With the BoJ having a buy order for just about everything (even physical Gold?), the Nikkei managed a moderate yearly gain of 7.1%. There looks to be upside to the 20k level by mid 2015. An accelerated trend will offer 30k into early 2016.


The Russian market remains in a broad downtrend from 2011. With energy prices having collapsed since the summer, the Russian market saw a net yearly decline of an extreme -45.4%. The recent spike low of 578 remains a viable key multi-year floor, but with Oil set to slip into the $40s.. or even 30s... there is a high chance that the mid 500s will be tested a few more times into the summer.


The Shanghai Comp' managed a monstrous yearly gain of 52.9%.. and is now very close to the first key level of 3500. Any monthly close in the 3600s will open up 5k.. which seems a very reasonable target by late 2016. Despite the periodic doom talk that China growth is slowing, the Chinese market is showing no such concern.


Without question, it was a very mixed year for world equity markets. Many of the EU markets remain well below their historic highs, whilst Germany and the USA are continuing to lead the way higher.
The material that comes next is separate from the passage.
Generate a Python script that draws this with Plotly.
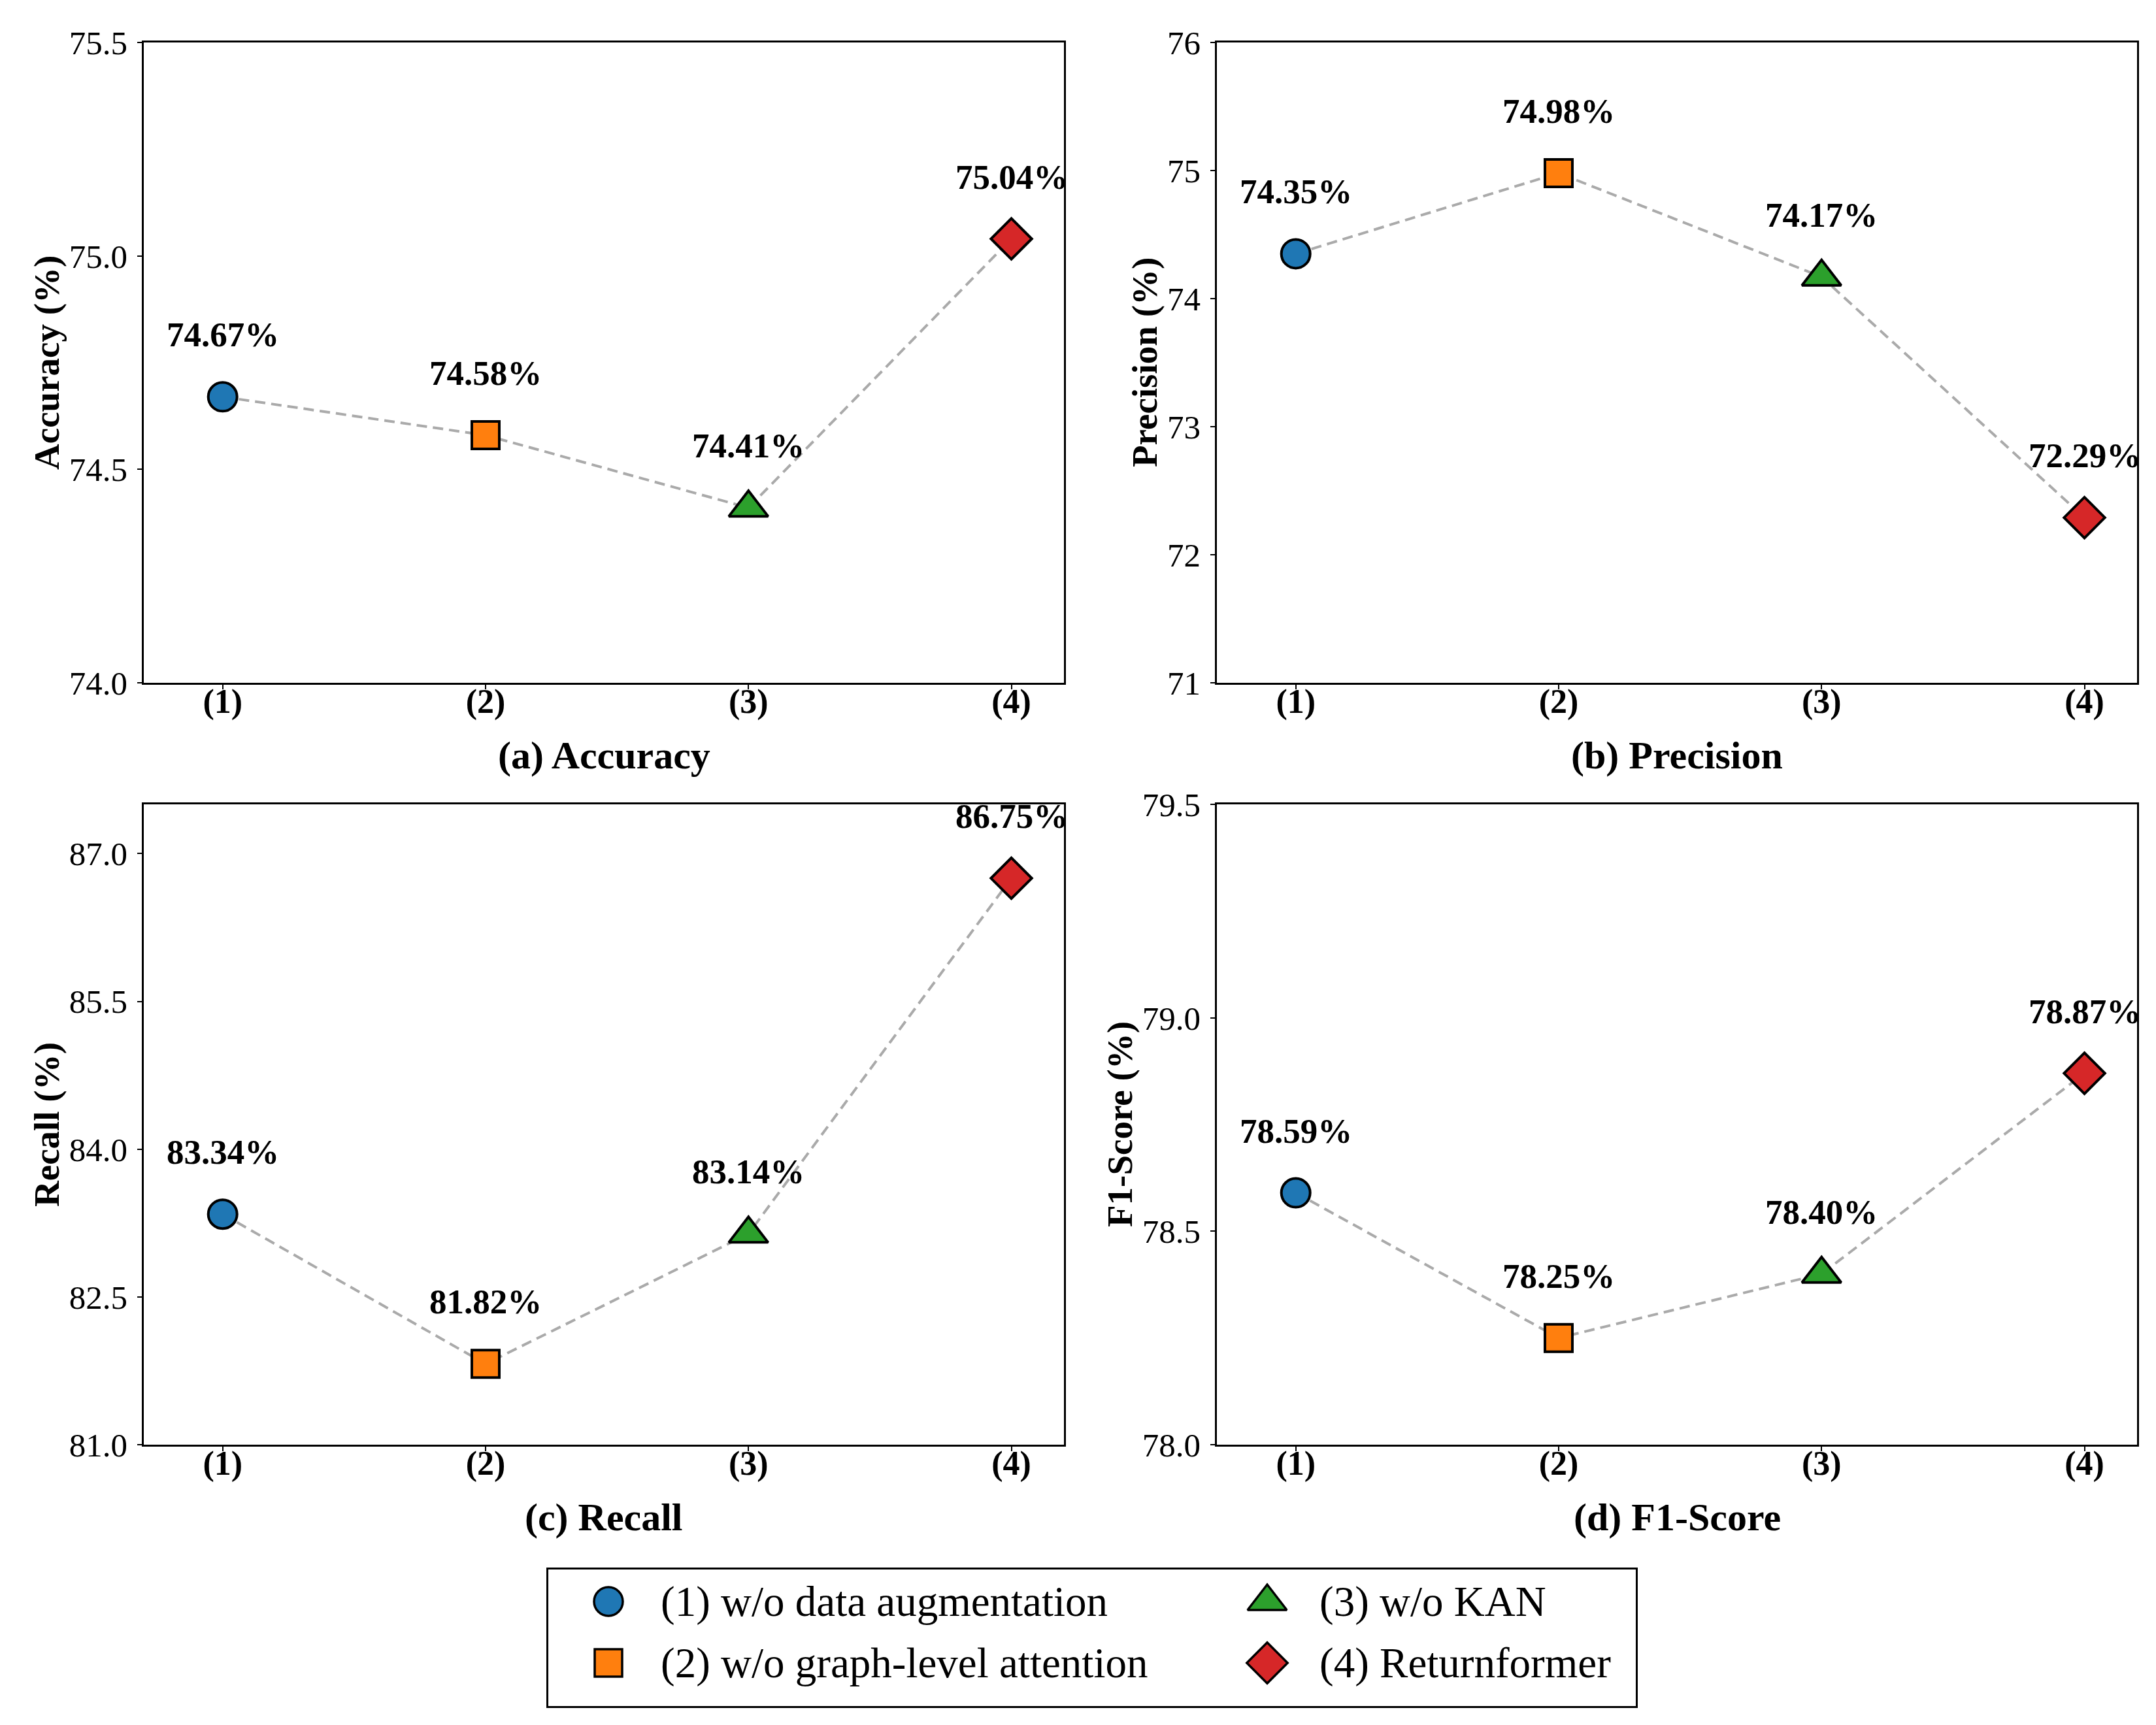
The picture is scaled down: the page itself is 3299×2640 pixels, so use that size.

The US and German economies remain the strongest of their respective regional trading area, and that looks set to remain the case for years to come.

The extreme weakness in Russia was starkly contrasted to a China market that has powerfully broken to the upside.

Taken as a collective, most world equity markets look set to climb across much, if not all of 2015. There will likely be notable laggards though.. of Greece, Brazil, and Russia.

Looking ahead

The first full trading week of the year will be quite a busy one...

M - vehicle sales
T - PMI/ISM service sector data, factory orders
W - ADP jobs, Intl trade, FOMC minutes (2pm)
T - weekly jobless, consumer credit (3pm)
F - monthly jobs data, wholesale trade

back at the Monday open :)

Daily Wrap

US equities saw further moderate weakness, but with a latter day rally, sp'500 settling -0.7pts at 2058. The VIX managed a brief break above the key 20 threshold, but cooled into the weekend, -7.3% @ 17.79. Near term outlook is for renewed upside.. with sp'2100s before end month.




*I'm tired,... I'll leave it at that.